--- START Records for the task ---
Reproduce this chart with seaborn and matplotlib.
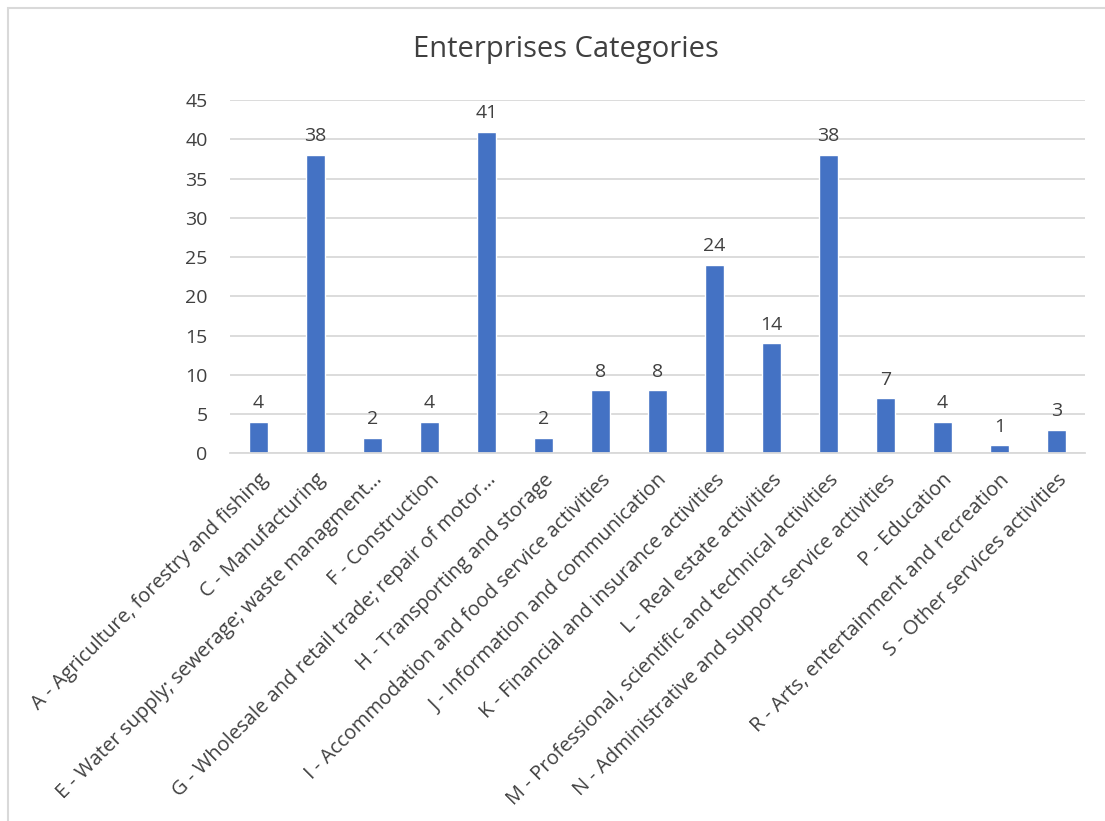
import matplotlib
matplotlib.use("Agg")
import matplotlib.pyplot as plt
from matplotlib.patches import Rectangle
import seaborn as sns
import pandas as pd

categories = [
    "A - Agriculture, forestry and fishing",
    "C - Manufacturing",
    "E - Water supply; sewerage; waste managment…",
    "F - Construction",
    "G - Wholesale and retail trade; repair of motor…",
    "H - Transporting and storage",
    "I - Accommodation and food service activities",
    "J - Information and communication",
    "K - Financial and insurance activities",
    "L - Real estate activities",
    "M - Professional, scientific and technical activities",
    "N - Administrative and support service activities",
    "P - Education",
    "R - Arts, entertainment and recreation",
    "S - Other services activities",
]
values = [4, 38, 2, 4, 41, 2, 8, 8, 24, 14, 38, 7, 4, 1, 3]
yticks = [0, 5, 10, 15, 20, 25, 30, 35, 40, 45]

sns.set_style("white")
plt.rcParams['font.family'] = ['Open Sans', 'DejaVu Sans']

df = pd.DataFrame({"cat": categories, "val": values})

fig = plt.figure(figsize=(11.05, 8.21), dpi=100)
fig.patches.append(Rectangle((8 / 1105, -0.1), 1.2, 1 - 8 / 821 + 0.1,
                             transform=fig.transFigure, fill=False,
                             edgecolor="#d9d9d9", linewidth=1.5))
ax = fig.add_axes([0.208, 0.448, 0.774, 0.430])
sns.barplot(data=df, x="cat", y="val", color="#4472C4", width=0.33, ax=ax,
            saturation=1)

ax.set_ylim(0, 45)
ax.set_yticks(yticks)
ax.set_yticklabels([str(t) for t in yticks], fontsize=14, color="#404040")
ax.tick_params(axis='y', length=0, pad=16)
ax.tick_params(axis='x', length=0, pad=12)
ax.set_xlim(-0.5, len(categories) - 0.5)
ax.yaxis.grid(True, color="#d9d9d9", linewidth=1.3)
ax.set_axisbelow(True)
for s in ["top", "right", "left"]:
    ax.spines[s].set_visible(False)
ax.spines["bottom"].set_color("#d9d9d9")
ax.spines["bottom"].set_linewidth(1.3)

ax.set_xticks(range(len(categories)))
ax.set_xticklabels(categories, rotation=45, ha="right", rotation_mode="anchor",
                   fontsize=14.5, color="#404040")
ax.set_xlabel("")
ax.set_ylabel("")

for c in ax.containers:
    ax.bar_label(c, labels=[str(v) for v in values], padding=7, fontsize=14,
                 color="#404040")

fig.text(0.512, 0.94, "Enterprises Categories", ha="center", va="center",
         fontsize=21, color="#404040")

fig.savefig("out.png", dpi=100)
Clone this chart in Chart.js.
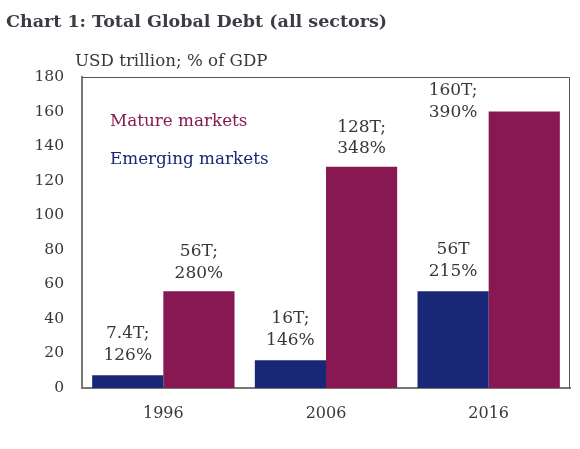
<!DOCTYPE html>
<html>
<head>
<meta charset="utf-8">
<script src="https://cdn.jsdelivr.net/npm/chart.js@4.4.1/dist/chart.umd.min.js"></script>
<style>
html,body{margin:0;padding:0;background:#fff;}
#wrap{width:580px;height:449px;position:relative;}
</style>
</head>
<body>
<div id="wrap"><canvas id="c" width="580" height="449"></canvas></div>
<script>
// ---- data ----
const categories = ["1996", "2006", "2016"];
const emergingValues = [7.4, 16, 56];
const matureValues = [56, 128, 160];
const emergingLabels = [["7.4T;", "126%"], ["16T;", "146%"], ["56T", "215%"]];
const matureLabels = [["56T;", "280%"], ["128T;", "348%"], ["160T;", "390%"]];
const seriesNames = ["Emerging markets", "Mature markets"];
const yTicks = [0, 20, 40, 60, 80, 100, 120, 140, 160, 180];
const titleText = "Chart 1: Total Global Debt (all sectors)";
const unitText = "USD trillion; % of GDP";

// ---- style ----
const NAVY = "#182876";
const MAROON = "#881852";
const TEXT = "#383838";
const SERIF = "'DejaVu Serif', 'Liberation Serif', serif";

const decor = {
  id: "decor",
  afterDraw(chart) {
    const ctx = chart.ctx;
    const a = chart.chartArea;
    ctx.save();
    // frame (top/right)
    ctx.strokeStyle = "#555";
    ctx.lineWidth = 1;
    ctx.beginPath();
    ctx.moveTo(a.left, a.top + 0.5);
    ctx.lineTo(a.right - 0.5, a.top + 0.5);
    ctx.lineTo(a.right - 0.5, a.bottom);
    ctx.stroke();
    // title
    ctx.fillStyle = "#3c3c46";
    ctx.textBaseline = "middle";
    ctx.textAlign = "left";
    ctx.font = "bold 17.5px " + SERIF;
    ctx.fillText(titleText, 6, 22);
    ctx.fillStyle = TEXT;
    ctx.font = "16.7px " + SERIF;
    ctx.fillText(unitText, 75, 62);
    // legend text inside plot
    ctx.font = "16.8px " + SERIF;
    ctx.fillStyle = MAROON;
    ctx.fillText(seriesNames[1], a.left + 28, a.top + 45);
    ctx.fillStyle = NAVY;
    ctx.fillText(seriesNames[0], a.left + 28, a.top + 83);
    // data labels
    ctx.fillStyle = TEXT;
    ctx.textAlign = "center";
    ctx.font = "17px " + SERIF;
    const m0 = chart.getDatasetMeta(0).data;
    const m1 = chart.getDatasetMeta(1).data;
    const lh = 21.5;
    const draw = (lines, x, yBottom) => {
      for (let i = 0; i < lines.length; i++) {
        ctx.fillText(lines[i], x, yBottom - (lines.length - 1 - i) * lh);
      }
    };
    m0.forEach((b, i) => draw(emergingLabels[i], b.x, b.y - 20));
    m1.forEach((b, i) => {
      if (i === m1.length - 1) {
        // top label sits beside the tallest bar, above the neighbouring bar
        draw(matureLabels[i], m0[i].x, b.y + 1);
      } else {
        draw(matureLabels[i], b.x, b.y - 18);
      }
    });
    ctx.restore();
  }
};

new Chart(document.getElementById("c"), {
  type: "bar",
  data: {
    labels: categories,
    datasets: [
      { label: seriesNames[0], data: emergingValues, backgroundColor: NAVY },
      { label: seriesNames[1], data: matureValues, backgroundColor: MAROON }
    ]
  },
  options: {
    responsive: false,
    animation: false,
    devicePixelRatio: 1,
    layout: { padding: { top: 77, right: 10, left: 0, bottom: 0 } },
    datasets: { bar: { categoryPercentage: 0.875, barPercentage: 1.0 } },
    plugins: { legend: { display: false }, tooltip: { enabled: false }, title: { display: false } },
    scales: {
      x: {
        grid: { display: false, drawTicks: false },
        border: { color: "#777", width: 2 },
        ticks: { color: TEXT, font: { family: SERIF, size: 16 }, padding: 16 },
        afterFit(s) { s.height = 61; }
      },
      y: {
        min: 0, max: 180,
        afterBuildTicks(s) { s.ticks = yTicks.map(v => ({ value: v })); },
        grid: { display: false, drawTicks: false },
        border: { color: "#777", width: 2 },
        ticks: { color: TEXT, font: { family: SERIF, size: 15.5 }, padding: 18 },
        afterFit(s) { s.width = 82; }
      }
    }
  },
  plugins: [decor]
});
</script>
</body>
</html>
--- END Records for the task ---
• Given task:
Drop the images and output only the lines from the one that contains "Clone this chart in Chart.js." to the one that contains "trillion; % of", both included.

• Answer to this exercise:
Clone this chart in Chart.js.
<!DOCTYPE html>
<html>
<head>
<meta charset="utf-8">
<script src="https://cdn.jsdelivr.net/npm/chart.js@4.4.1/dist/chart.umd.min.js"></script>
<style>
html,body{margin:0;padding:0;background:#fff;}
#wrap{width:580px;height:449px;position:relative;}
</style>
</head>
<body>
<div id="wrap"><canvas id="c" width="580" height="449"></canvas></div>
<script>
// ---- data ----
const categories = ["1996", "2006", "2016"];
const emergingValues = [7.4, 16, 56];
const matureValues = [56, 128, 160];
const emergingLabels = [["7.4T;", "126%"], ["16T;", "146%"], ["56T", "215%"]];
const matureLabels = [["56T;", "280%"], ["128T;", "348%"], ["160T;", "390%"]];
const seriesNames = ["Emerging markets", "Mature markets"];
const yTicks = [0, 20, 40, 60, 80, 100, 120, 140, 160, 180];
const titleText = "Chart 1: Total Global Debt (all sectors)";
const unitText = "USD trillion; % of GDP";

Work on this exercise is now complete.